L’artista attraverso il suo impegno, effettua un continuo percorso di conoscenza ed approfondimento che l’ha portata a liberarsi di molte paure. Quelle che avrebbero impedito alla sua arte di manifestarsi in senso compiuto e vero. Perché Alice lo sa e ne è convinta, che la Verità non sempre è bella, ma il bisogno di verità sì.
Note:
- Il Bolo d’Armenia è una argilla molto rara nella cui composizione rientra l’ossido di ferro da cui proviene la tipica colorazione rossa, ma esiste anche nero e giallo. Il colore è determinato dalle sostanze che compongono l’impasto. E’simile alle ocre ma di elevatissima purezza non contenendo alcun carbonato. E’utilizzato nelle tecniche di doratura ed argentatura. Con il fondo in Bolo Rosso si ottengono tonalità della doratura più calde, con il Bolo Giallo più pallide. Il Bolo Nero è più versatile ma prevalentemente utilizzato per l’argentatura. Va lungamente e lentamente manipolato per poterlo rendere semifluido e poterlo stendere sulle superfici da lavorare. In genere si stempera a bagnomaria e si emulsiona con colla di coniglio per farlo aderire. Esistono varianti operative ed ogni artigiano-artista ha le sue tecniche ed i suoi segreti. Al tatto è una materia fredda, untuosa, viscida, a forte potere igroscopico. Quello d’Armenia è tra i più preziosi e cari.

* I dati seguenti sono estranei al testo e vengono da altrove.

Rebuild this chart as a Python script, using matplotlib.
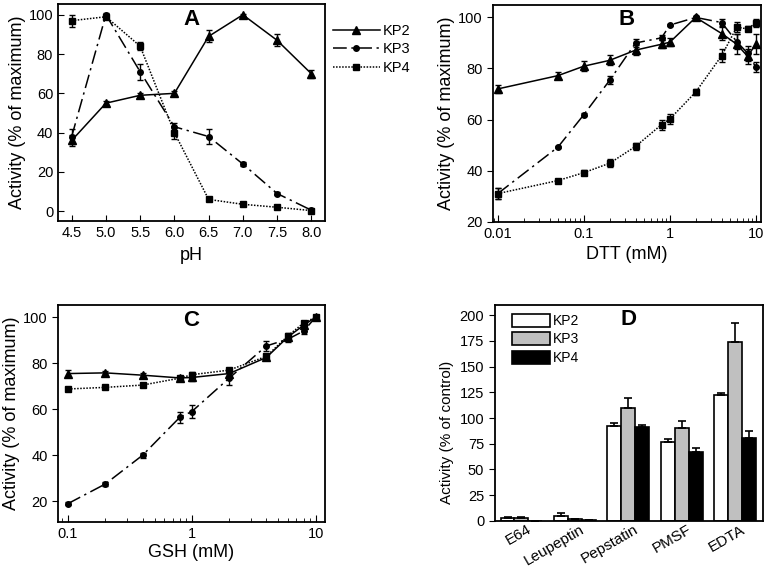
import numpy as np
import matplotlib
matplotlib.use("Agg")
import matplotlib.pyplot as plt

plt.rcParams['font.family'] = ['Liberation Sans', 'DejaVu Sans']

# panel A: pH
ph = [4.5, 5.0, 5.5, 6.0, 6.5, 7.0, 7.5, 8.0]
a_kp2 = [36, 55, 59, 60, 89, 100, 87, 70]
a_kp2_err = [3, 1, 1, 1, 3, 0.5, 3, 2]
a_kp3 = [38, 100, 71, 43, 38, 24, 9, 0.5]
a_kp3_err = [4, 1, 4, 2, 4, 1, 1, 0.5]
a_kp4 = [97, 99, 84, 40, 6, 3.5, 2, 0.3]
a_kp4_err = [3, 1, 2, 3, 0.5, 0.5, 0.5, 0.3]

# panel B: DTT
dtt = [0.01, 0.05, 0.1, 0.2, 0.4, 0.8, 1, 2, 4, 6, 8, 10]
b_kp2 = [72, 77.2, 80.9, 83.2, 87.2, 89.5, 90.3, 100, 93.7, 89.5, 84.8, 89.5]
b_kp2_err = [1.5, 1.5, 2, 2, 2, 1.5, 1.5, 0.5, 2.5, 4, 3, 4]
b_kp3 = [31, 49.2, 61.9, 75.4, 90, 92, 97, 100, 98, 90.5, 86, 80.5]
b_kp3_err = [2, 0.5, 0.5, 1.5, 1.5, 1, 0.5, 0.5, 1.5, 3, 3, 2]
b_kp4 = [31, 36.1, 39.2, 42.9, 49.5, 58, 60.2, 70.8, 85, 96.2, 95.5, 97.9]
b_kp4_err = [2, 0.8, 1, 1.5, 1.5, 2, 2, 1, 2.5, 2, 1, 1.5]

# panel C: GSH
gsh = [0.1, 0.2, 0.4, 0.8, 1, 2, 4, 6, 8, 10]
c_kp2 = [75.5, 75.8, 74.8, 73.6, 73.8, 75.5, 82.5, 91.5, 96.5, 100]
c_kp2_err = [1.5, 1, 1, 1, 1.5, 1.5, 1, 1, 1.5, 0.5]
c_kp3 = [19, 27.5, 40, 56.5, 59, 73.5, 87.5, 90.5, 94, 100]
c_kp3_err = [0.8, 0.8, 1, 2.5, 3, 3, 2, 1.5, 1.5, 0.5]
c_kp4 = [68.8, 69.5, 70.5, 73.5, 75, 77, 83, 92, 97.5, 100]
c_kp4_err = [1, 0.8, 0.8, 1, 1, 1, 1, 1, 1, 0.5]

# panel D: inhibitors
inhibitors = ['E64', 'Leupeptin', 'Pepstatin', 'PMSF', 'EDTA']
d_kp2 = [2.5, 5, 92, 77, 122]
d_kp2_err = [1, 3, 3, 3, 2]
d_kp3 = [2.5, 1.5, 110, 90, 174]
d_kp3_err = [1, 0.5, 9, 7, 18]
d_kp4 = [0, 0.5, 91, 67, 81]
d_kp4_err = [0, 0.3, 2, 4, 6]

fig = plt.figure(figsize=(7.66, 5.69), dpi=100)
axA = fig.add_axes([0.0757, 0.6116, 0.3486, 0.3814])
axB = fig.add_axes([0.6436, 0.6104, 0.35, 0.3814])
axC = fig.add_axes([0.0757, 0.0826, 0.3486, 0.3814])
axD = fig.add_axes([0.6458, 0.0844, 0.3503, 0.380])

lab_fs = 13
tick_fs = 10.5
let_font = dict(fontsize=16, fontweight='bold')

styles = [
    dict(ls='-', marker='^', ms=5.5),
    dict(ls=(0, (9, 3, 1.5, 3)), marker='o', ms=4),
    dict(ls=(0, (1, 1)), marker='s', ms=4),
]


def draw_lines(ax, x, ys, errs, names):
    for y, e, st, nm in zip(ys, errs, styles, names):
        ax.errorbar(x, y, yerr=e, color='black', lw=1.1, capsize=2.5,
                    elinewidth=1, capthick=1, mec='black', mfc='black',
                    label=nm, **st)
    for sp in ax.spines.values():
        sp.set_linewidth(1.3)


names = ['KP2', 'KP3', 'KP4']

# A
draw_lines(axA, ph, [a_kp2, a_kp3, a_kp4], [a_kp2_err, a_kp3_err, a_kp4_err], names)
axA.set_xlim(4.3, 8.2)
axA.set_ylim(-5, 105.5)
axA.set_xticks(ph)
axA.set_xticklabels(['%.1f' % v for v in ph])
axA.set_yticks([0, 20, 40, 60, 80, 100])
axA.tick_params(direction='in', labelsize=tick_fs, length=4)
axA.set_xlabel('pH', fontsize=lab_fs, labelpad=5)
axA.set_ylabel('Activity (% of maximum)', fontsize=lab_fs, labelpad=2)
axA.text(0.5, 0.93, 'A', transform=axA.transAxes, ha='center', va='center', **let_font)
leg_handles = [plt.Line2D([], [], color='black', lw=1.1, **st) for st in styles]
fig.legend(leg_handles, names, loc='upper left', bbox_to_anchor=(0.427, 0.968),
           frameon=False, fontsize=10.5, handlelength=3.2, handletextpad=0.2,
           labelspacing=0.3, borderaxespad=0)

# B
draw_lines(axB, dtt, [b_kp2, b_kp3, b_kp4], [b_kp2_err, b_kp3_err, b_kp4_err], names)
axB.set_xscale('log')
axB.set_xlim(0.0088, 11.5)
axB.set_ylim(20, 105)
axB.set_xticks([0.01, 0.1, 1, 10])
axB.set_xticklabels(['0.01', '0.1', '1', '10'])
axB.set_yticks([20, 40, 60, 80, 100])
axB.tick_params(axis='x', which='both', direction='in', labelsize=tick_fs)
axB.tick_params(axis='x', which='major', length=5)
axB.tick_params(axis='x', which='minor', length=3)
axB.tick_params(axis='y', direction='out', labelsize=tick_fs, length=4)
axB.set_xlabel('DTT (mM)', fontsize=lab_fs, labelpad=4)
axB.set_ylabel('Activity (% of maximum)', fontsize=lab_fs, labelpad=2)
axB.text(0.5, 0.93, 'B', transform=axB.transAxes, ha='center', va='center', **let_font)

# C
draw_lines(axC, gsh, [c_kp2, c_kp3, c_kp4], [c_kp2_err, c_kp3_err, c_kp4_err], names)
axC.set_xscale('log')
axC.set_xlim(0.083, 11.9)
axC.set_ylim(11, 105.3)
axC.set_xticks([0.1, 1, 10])
axC.set_xticklabels(['0.1', '1', '10'])
axC.set_yticks([20, 40, 60, 80, 100])
axC.tick_params(axis='x', which='both', direction='in', labelsize=tick_fs)
axC.tick_params(axis='x', which='major', length=5)
axC.tick_params(axis='x', which='minor', length=3)
axC.tick_params(axis='y', direction='out', labelsize=tick_fs, length=4)
axC.set_xlabel('GSH (mM)', fontsize=lab_fs, labelpad=2)
axC.set_ylabel('Activity (% of maximum)', fontsize=lab_fs, labelpad=2)
axC.text(0.5, 0.93, 'C', transform=axC.transAxes, ha='center', va='center', **let_font)

# D
x = np.arange(len(inhibitors))
w = 0.26
bar_kw = dict(edgecolor='black', linewidth=1.2, capsize=3,
              error_kw=dict(elinewidth=1.2, capthick=1.2))
for off, vals, errs, col, nm in [(-w, d_kp2, d_kp2_err, 'white', 'KP2'),
                                 (0, d_kp3, d_kp3_err, '#c0c0c0', 'KP3'),
                                 (w, d_kp4, d_kp4_err, 'black', 'KP4')]:
    axD.bar(x + off, vals, w, yerr=[np.zeros(len(errs)), errs], color=col,
            label=nm, **bar_kw)
axD.set_xlim(-0.5, 4.52)
axD.set_ylim(0, 210)
axD.set_yticks(np.arange(0, 201, 25))
# labels are right-aligned a little to the right of each group centre
axD.set_xticks(x + 0.23)
axD.set_xticklabels(inhibitors, rotation=30, ha='right', fontsize=11)
axD.tick_params(axis='x', length=0, pad=1)
axD.tick_params(axis='y', direction='out', labelsize=tick_fs, length=4)
for sp in axD.spines.values():
    sp.set_linewidth(1.3)
axD.set_ylabel('Activity (% of control)', fontsize=11, labelpad=2)
axD.yaxis.set_label_coords(-0.15, 0.41)
axD.text(0.5, 0.93, 'D', transform=axD.transAxes, ha='center', va='center', **let_font)
axD.legend(loc='upper left', bbox_to_anchor=(0.045, 0.985), frameon=False,
           fontsize=10, handlelength=2.7, handleheight=1.1, handletextpad=0.2,
           labelspacing=0.3, borderaxespad=0)

fig.savefig('out.png', dpi=100)
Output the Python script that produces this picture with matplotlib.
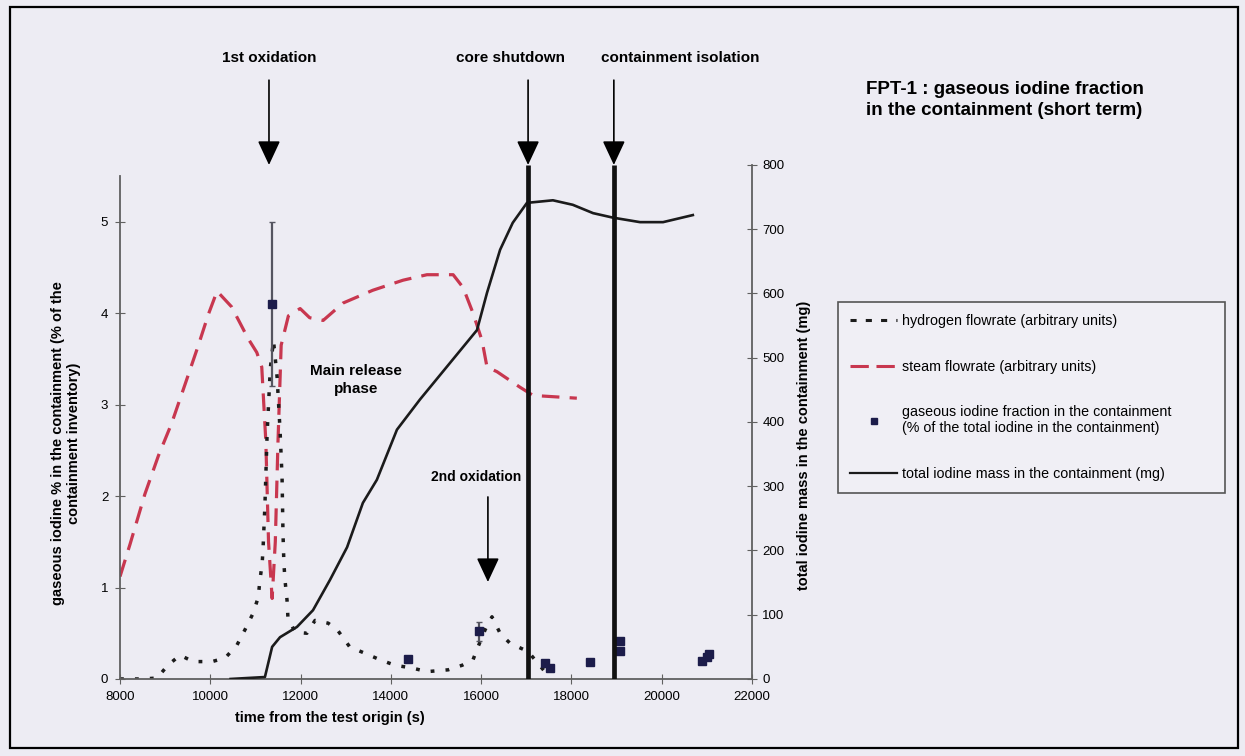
import matplotlib
matplotlib.use('Agg')
import matplotlib.pyplot as plt
from matplotlib.lines import Line2D
from matplotlib.patches import Rectangle

plt.rcParams['font.family'] = ['Liberation Sans', 'DejaVu Sans']

# steam flowrate (arbitrary units, drawn on the % axis)
steam_t = [8000, 8220, 8550, 8850, 9140, 9440, 9730, 9960, 10150, 10470, 10840,
           11030, 11140, 11230, 11290, 11370, 11440, 11500, 11570, 11730, 11990,
           12200, 12500, 12940, 13600, 14270, 14800, 15380, 15600, 15820, 16020,
           16130, 16350, 16860, 17150, 18120]
steam_v = [1.12, 1.47, 2.02, 2.44, 2.79, 3.22, 3.64, 3.99, 4.24, 4.07, 3.72,
           3.57, 3.41, 2.6, 1.5, 0.88, 1.5, 2.6, 3.65, 3.97, 4.05,
           3.95, 3.92, 4.11, 4.25, 4.36, 4.42, 4.42, 4.28, 4.0, 3.70,
           3.41, 3.36, 3.19, 3.10, 3.07]

# hydrogen flowrate (arbitrary units)
h2_t = [8000, 8490, 8820, 9060, 9330, 9620, 10040, 10330, 10590, 10770, 10950,
        11060, 11100, 11150, 11170, 11210, 11260, 11330, 11400, 11480, 11545,
        11590, 11610, 11630, 11655, 11700, 11720, 11880, 12140, 12320, 12610,
        12810, 13090, 13430, 13760, 14090, 14470, 14800, 15270, 15580, 15820,
        15930, 16090, 16240, 16420, 16640, 17040, 17260, 17480]
h2_v = [0, 0, 0.01, 0.15, 0.26, 0.19, 0.19, 0.23, 0.37, 0.54, 0.72,
        0.89, 1.08, 1.27, 1.44, 1.9, 2.7, 3.4, 3.7, 3.3, 2.72,
        2.2, 1.6, 1.27, 1.08, 0.86, 0.67, 0.51, 0.50, 0.64, 0.61,
        0.54, 0.35, 0.28, 0.21, 0.15, 0.12, 0.08, 0.10, 0.15, 0.21,
        0.35, 0.54, 0.68, 0.50, 0.39, 0.30, 0.17, 0.04]

# total iodine mass in the containment (mg)
iod_t = [10450, 11210, 11370, 11545, 11920, 12275, 12650, 13030, 13380, 13690,
         14135, 14645, 15908, 16130, 16420, 16700, 17015, 17590, 18030, 18480,
         18920, 19520, 20030, 20690]
iod_mg = [0, 3, 50, 65, 81, 107, 154, 205, 274, 310,
          388, 435, 543, 601, 668, 710, 741, 745, 738, 725,
          718, 711, 711, 722]

# gaseous iodine fraction (% of total iodine in the containment)
frac_t = [11367, 14380, 15950, 17420, 17520, 18410, 19070, 19070, 20900, 21000, 21050]
frac_v = [4.10, 0.22, 0.52, 0.17, 0.12, 0.19, 0.42, 0.31, 0.20, 0.24, 0.27]
frac_err = [0.9, 0, 0.1, 0, 0, 0, 0, 0, 0, 0, 0]

ox1_t = 11300
ox2_t = 16150
shutdown_t = 17040
isolation_t = 18940

fig = plt.figure(figsize=(12.45, 7.56), dpi=100, facecolor='#EDECF3')
fig.patches.append(Rectangle((0.008, 0.011), 0.986, 0.98, transform=fig.transFigure,
                             fill=False, edgecolor='k', lw=1.6))

ax = fig.add_axes([0.0964, 0.1019, 0.5076, 0.6799])
ax.set_facecolor('none')
ax2 = ax.twinx()

red = '#C8374F'
ink = '#1b1b1b'

ax.plot(steam_t, steam_v, color=red, lw=2.3, dashes=(5.5, 3.2))
ax.plot(h2_t, h2_v, color=ink, lw=2.5, dashes=(1.1, 3.2))
ax.errorbar(frac_t, frac_v, yerr=frac_err, fmt='s', ms=5.5, color='#1c1c4a',
            ecolor='#555560', elinewidth=1.6, capsize=2.5)

ax2.plot(iod_t, iod_mg, color=ink, lw=1.9)
ax2.vlines([shutdown_t, isolation_t], 0, 800, colors='#111111', lw=3.4)

ax.set_xlim(8000, 22000)
ax.set_ylim(0, 5.62)
ax2.set_ylim(0, 800)
ax.set_xticks(range(8000, 22001, 2000))
ax.set_yticks(range(0, 6))
ax2.set_yticks(range(0, 801, 100))

for s in ['top', 'right']:
    ax.spines[s].set_visible(False)
for s in ['top', 'left', 'bottom']:
    ax2.spines[s].set_visible(False)
ax.spines['left'].set_bounds(0, 5.5)
for sp in [ax.spines['left'], ax.spines['bottom'], ax2.spines['right']]:
    sp.set_color('#606060')
    sp.set_linewidth(1.3)

ax.tick_params(direction='inout', length=7, color='#606060', labelsize=9.5, pad=5)
ax2.tick_params(direction='inout', length=7, color='#606060', labelsize=9.5, pad=4)

ax.set_xlabel('time from the test origin (s)', fontsize=10.5, fontweight='bold')
ax.xaxis.set_label_coords(0.332, -0.062)
fig.text(66 / 1245, 1 - 443 / 756,
         'gaseous iodine % in the containment (% of the\ncontainment inventory)',
         rotation=90, ha='center', va='center', fontsize=10.5, fontweight='bold',
         multialignment='center')
ax2.set_ylabel('total iodine mass in the containment (mg)', fontsize=10.5,
               fontweight='bold')
ax2.yaxis.set_label_coords(1.071, 0.455)

fig.text(866 / 1245, 1 - 100 / 756,
         'FPT-1 : gaseous iodine fraction\nin the containment (short term)',
         ha='left', va='center', fontsize=13.5, fontweight='bold', linespacing=1.35)

# event arrows
head = '-|>,head_length=0.75,head_width=0.35'
top_tr = ax.get_xaxis_transform()
for t in [ox1_t, shutdown_t, isolation_t]:
    ax.annotate('', xy=(t, 1.0), xycoords=top_tr, xytext=(t, 1.165), textcoords=top_tr,
                arrowprops=dict(arrowstyle=head, color='k', lw=1.2, shrinkA=0, shrinkB=0,
                                mutation_scale=20), annotation_clip=False)
ax.text(ox1_t, 1.208, '1st oxidation', transform=top_tr, ha='center', va='center',
        fontsize=11, fontweight='bold')
ax.text(16650, 1.208, 'core shutdown', transform=top_tr, ha='center', va='center',
        fontsize=11, fontweight='bold')
ax.text(20400, 1.208, 'containment isolation', transform=top_tr, ha='center', va='center',
        fontsize=11, fontweight='bold')

ax.annotate('', xy=(ox2_t, 1.06), xytext=(ox2_t, 1.99),
            arrowprops=dict(arrowstyle=head, color='k', lw=1.2, shrinkA=0, shrinkB=0,
                            mutation_scale=20))
ax.text(15880, 2.21, '2nd oxidation', ha='center', va='center', fontsize=10,
        fontweight='bold')
ax.text(13230, 3.27, 'Main release\nphase', ha='center', va='center', fontsize=11,
        fontweight='bold', linespacing=1.4)

handles = [Line2D([], [], color=ink, lw=2.2, dashes=(2, 3)),
           Line2D([], [], color=red, lw=2.2, dashes=(6, 2.5)),
           Line2D([], [], color='#1c1c4a', marker='s', ms=5, ls='none'),
           Line2D([], [], color=ink, lw=1.6)]
labels = ['hydrogen flowrate (arbitrary units)',
          'steam flowrate (arbitrary units)',
          'gaseous iodine fraction in the containment\n(% of the total iodine in the containment)',
          'total iodine mass in the containment (mg)']
leg = fig.legend(handles, labels, loc='upper left',
                 bbox_to_anchor=(838 / 1245, 1 - 503 / 756, 387 / 1245, 201 / 756),
                 mode='expand', fontsize=10.3, labelspacing=2.2, borderpad=0.85,
                 handlelength=3.3, handletextpad=0.3, borderaxespad=0, fancybox=False,
                 edgecolor='#555555', facecolor='#F0EFF5', framealpha=1)
leg.get_frame().set_linewidth(1.2)

fig.savefig('out.png', dpi=100, facecolor=fig.get_facecolor())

- Yantra : Termine sanscrito frequente in tutta la letteratura filosofico-religiosa dell’Oriente, India soprattutto. Nell’Induismo significa “strumento” cioè un qualcosa che si rivela utile, efficace, efficiente, a risolvere un problema, o comunque a dare sollievo anche solo temporaneo alla mente troppo sovraccaricata, al corpo appesantito ed affaticato. Lo Yantra dunque può essere qualsiasi cosa possa aiutare a ritrovare l’equilibrio e l’armonia. Può essere un oggetto, un simbolo, un diagramma, un segno che il soggetto sperimenta come utile. Il Mandala ad esempio è sostanzialmente un Yantra.